[erlang-questions] Does Erlang pure functional programming language?
Gianfranco Alongi
gianfranco.alongi@REDACTED
Mon Jan 23 19:46:09 CET 2012
I thought it was implicit that Jon wrote that with a twinkle in the
eye (this is a Swedish phrase - sure this is not correct in English),
but just in case he did not - I second some of this.
Purity:
- Deterministic
- Easier to test
- Easier to reason about
Should be the goal.
-G
On Mon, Jan 23, 2012 at 7:30 PM, Masklinn <masklinn@REDACTED> wrote:
> On 2012-01-23, at 18:28 , Jon Watte wrote:
>> What does "pure" mean anyway?
>> The reason we run computer programs is to enjoy their side effects.

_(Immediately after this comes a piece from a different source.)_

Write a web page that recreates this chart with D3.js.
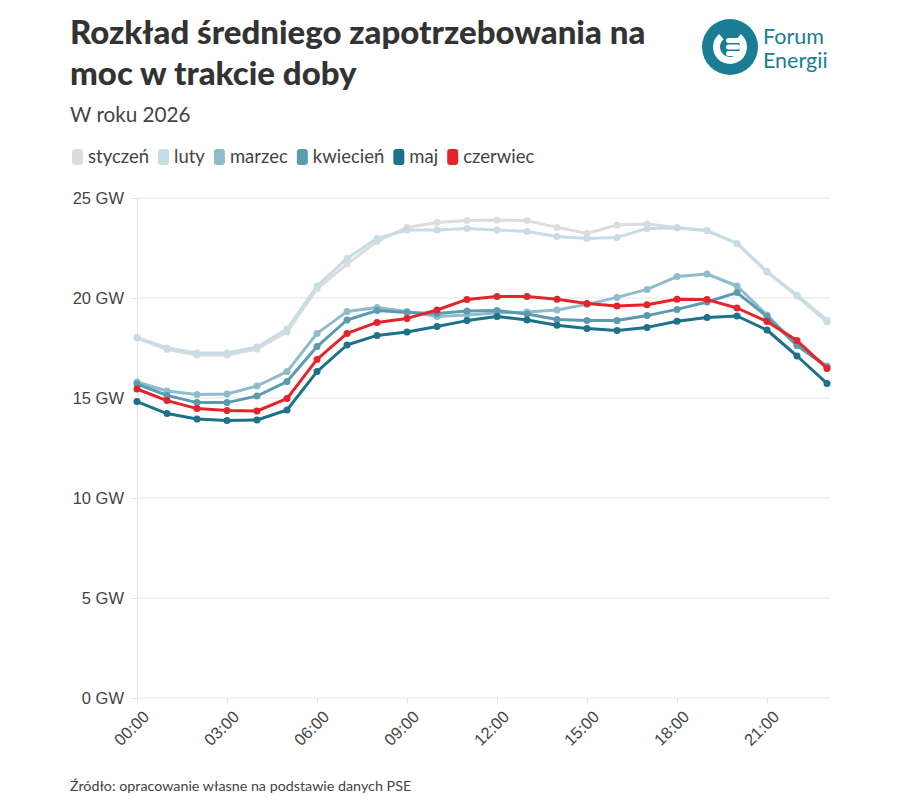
<!DOCTYPE html>
<html>
<head>
<meta charset="utf-8">
<script src="https://cdn.jsdelivr.net/npm/d3@7"></script>
<style>
  body { margin: 0; background: #fff; }
  svg { font-family: "Source Sans Pro", Lato, "Noto Sans", sans-serif; }
</style>
</head>
<body>
<svg id="chart"></svg>
<script>
const hours = d3.range(0, 24);
const months = ['styczeń', 'luty', 'marzec', 'kwiecień', 'maj', 'czerwiec'];
const colors = ['#dcdcdc', '#c6dde6', '#8fbcca', '#5a9bad', '#1b7289', '#e3242b'];

const styczen = [18.0, 17.42, 17.15, 17.15, 17.45, 18.3, 20.45, 21.7, 22.82, 23.53, 23.78, 23.87, 23.9, 23.87, 23.53, 23.23, 23.65, 23.7, 23.52, 23.37, 22.73, 21.32, 20.15, 18.9];
const luty = [18.03, 17.5, 17.25, 17.25, 17.55, 18.45, 20.6, 21.98, 22.98, 23.4, 23.4, 23.48, 23.4, 23.33, 23.07, 22.97, 23.03, 23.48, 23.5, 23.37, 22.73, 21.3, 20.1, 18.8];
const marzec = [15.8, 15.35, 15.18, 15.2, 15.6, 16.32, 18.23, 19.32, 19.53, 19.32, 19.07, 19.15, 19.25, 19.3, 19.4, 19.68, 20.03, 20.43, 21.07, 21.2, 20.6, 19.15, 17.65, 16.6];
const kwiecien = [15.7, 15.13, 14.77, 14.77, 15.1, 15.82, 17.57, 18.9, 19.37, 19.27, 19.23, 19.35, 19.38, 19.2, 18.93, 18.88, 18.88, 19.12, 19.43, 19.8, 20.27, 19.07, 17.62, 16.55];
const maj = [14.82, 14.22, 13.95, 13.88, 13.9, 14.4, 16.32, 17.65, 18.13, 18.3, 18.57, 18.87, 19.07, 18.9, 18.64, 18.47, 18.38, 18.53, 18.84, 19.02, 19.1, 18.4, 17.1, 15.73];
const czerwiec = [15.45, 14.87, 14.47, 14.37, 14.35, 14.97, 16.93, 18.23, 18.78, 18.98, 19.4, 19.93, 20.07, 20.07, 19.94, 19.72, 19.6, 19.66, 19.94, 19.92, 19.5, 18.83, 17.87, 16.48];

const seriesValues = [styczen, luty, marzec, kwiecien, maj, czerwiec];
const yTicks = [0, 5, 10, 15, 20, 25];
const xTicks = [0, 3, 6, 9, 12, 15, 18, 21];

const width = 916;
const height = 804;
const teal = '#1a7d93';

const svg = d3.select('#chart')
  .attr('width', width)
  .attr('height', height);

const xScale = d3.scaleLinear()
  .domain([0, 23])
  .range([137, 827]);

const yScale = d3.scaleLinear()
  .domain([0, 25])
  .range([698, 198]);

// Title block
const title = svg.append('g').attr('fill', '#333').attr('font-weight', 900);
title.append('text').attr('x', 70).attr('y', 44).attr('font-size', 33)
  .text('Rozkład średniego zapotrzebowania na');
title.append('text').attr('x', 70).attr('y', 85).attr('font-size', 33)
  .text('moc w trakcie doby');

svg.append('text')
  .attr('x', 70).attr('y', 122)
  .attr('font-size', 20.7)
  .attr('fill', '#444')
  .text('W roku 2026');

// Logo
const logo = svg.append('g').attr('transform', 'translate(730, 47)');
logo.append('circle').attr('r', 28).attr('fill', teal);
logo.append('path')
  .attr('d', d3.arc()({innerRadius: 10, outerRadius: 17, startAngle: Math.PI * 0.22, endAngle: Math.PI * 1.78}))
  .attr('fill', '#fff');
logo.append('rect').attr('x', -4).attr('y', -9).attr('width', 14).attr('height', 5).attr('rx', 2.5).attr('fill', '#fff');
logo.append('rect').attr('x', -4).attr('y', -2.5).attr('width', 14).attr('height', 5).attr('rx', 2.5).attr('fill', '#fff');
logo.append('rect').attr('x', -4).attr('y', 4).attr('width', 14).attr('height', 5).attr('rx', 2.5).attr('fill', '#fff');
svg.append('text').attr('x', 763).attr('y', 44).attr('font-size', 21.5).attr('fill', teal).text('Forum');
svg.append('text').attr('x', 763).attr('y', 68).attr('font-size', 21.5).attr('fill', teal).text('Energii');

// Legend
const legend = svg.append('g').attr('transform', 'translate(72, 149)');
let lx = 0;
months.forEach((m, i) => {
  const item = legend.append('g').attr('transform', `translate(${lx}, 0)`);
  item.append('rect')
    .attr('width', 11).attr('height', 16).attr('rx', 3)
    .attr('fill', colors[i]);
  const t = item.append('text')
    .attr('x', 16).attr('y', 14)
    .attr('font-size', 18.5)
    .attr('fill', '#444')
    .text(m);
  lx += 16 + t.node().getComputedTextLength() + 9;
});

// Grid + y axis
svg.append('g')
  .attr('transform', 'translate(137, 0)')
  .call(d3.axisLeft(yScale).tickValues(yTicks).tickSize(6).tickFormat((d) => `${d} GW`))
  .call((g) => g.select('.domain').attr('stroke', '#e3e3e3'))
  .call((g) => g.selectAll('.tick line').attr('stroke', '#e3e3e3'))
  .call((g) => g.selectAll('.tick text')
    .attr('x', -13).attr('font-size', 16.5).attr('fill', '#444').attr('font-family', null));

svg.append('g')
  .selectAll('line')
  .data(yTicks)
  .enter()
  .append('line')
  .attr('x1', 137).attr('x2', 830)
  .attr('y1', (d) => yScale(d)).attr('y2', (d) => yScale(d))
  .attr('stroke', '#e6e6e6');

// Bottom time axis
svg.append('g')
  .attr('transform', `translate(0, ${yScale(0)})`)
  .call(d3.axisBottom(xScale).tickValues(xTicks).tickSize(5)
    .tickFormat((d) => `${String(d).padStart(2, '0')}:00`))
  .call((g) => g.select('.domain').remove())
  .call((g) => g.selectAll('.tick line').attr('stroke', '#e3e3e3'))
  .call((g) => g.selectAll('.tick text')
    .attr('font-size', 16.5).attr('fill', '#444').attr('font-family', null)
    .attr('text-anchor', 'end')
    .attr('dy', null)
    .attr('transform', 'translate(7, 14) rotate(-45)'));

// Lines
const line = d3.line()
  .x((d, i) => xScale(hours[i]))
  .y((d) => yScale(d));

const series = svg.append('g')
  .selectAll('g')
  .data(seriesValues)
  .enter()
  .append('g');

series.append('path')
  .attr('d', (d) => line(d))
  .attr('fill', 'none')
  .attr('stroke', (d, i) => colors[i])
  .attr('stroke-width', 3)
  .attr('stroke-linejoin', 'round');

series.each(function (vals, i) {
  d3.select(this).selectAll('circle')
    .data(vals)
    .enter()
    .append('circle')
    .attr('cx', (d, j) => xScale(hours[j]))
    .attr('cy', (d) => yScale(d))
    .attr('r', 3.5)
    .attr('fill', colors[i]);
});

svg.append('text')
  .attr('x', 70).attr('y', 791)
  .attr('font-size', 14.3)
  .attr('fill', '#444')
  .text('Źródło: opracowanie własne na podstawie danych PSE');
</script>
</body>
</html>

> Not entirely true, there are numerous applications to pure computations (although they are frequently forced into impurity due to limitations of the implementation's support). `grep` in a unix pipe is essentially a pure function, are you going to call it useless? What possible side-effects of it would you enjoy?
>
>> If a program does not change some observable state (display, disk, network,
>> etc) then that program is useless to any user.
> See above.
>
>> This is why every functional language actually used to build applications
>> has some way of dealing with (and generating) side effects.
> Of course. On the other hand, the better you can segregate these side-effects the easier it is to reason about the program and its parts, the easier it is to test it, the easier it is to validate it, …. Hence the search for a practical language trying for extensive purity.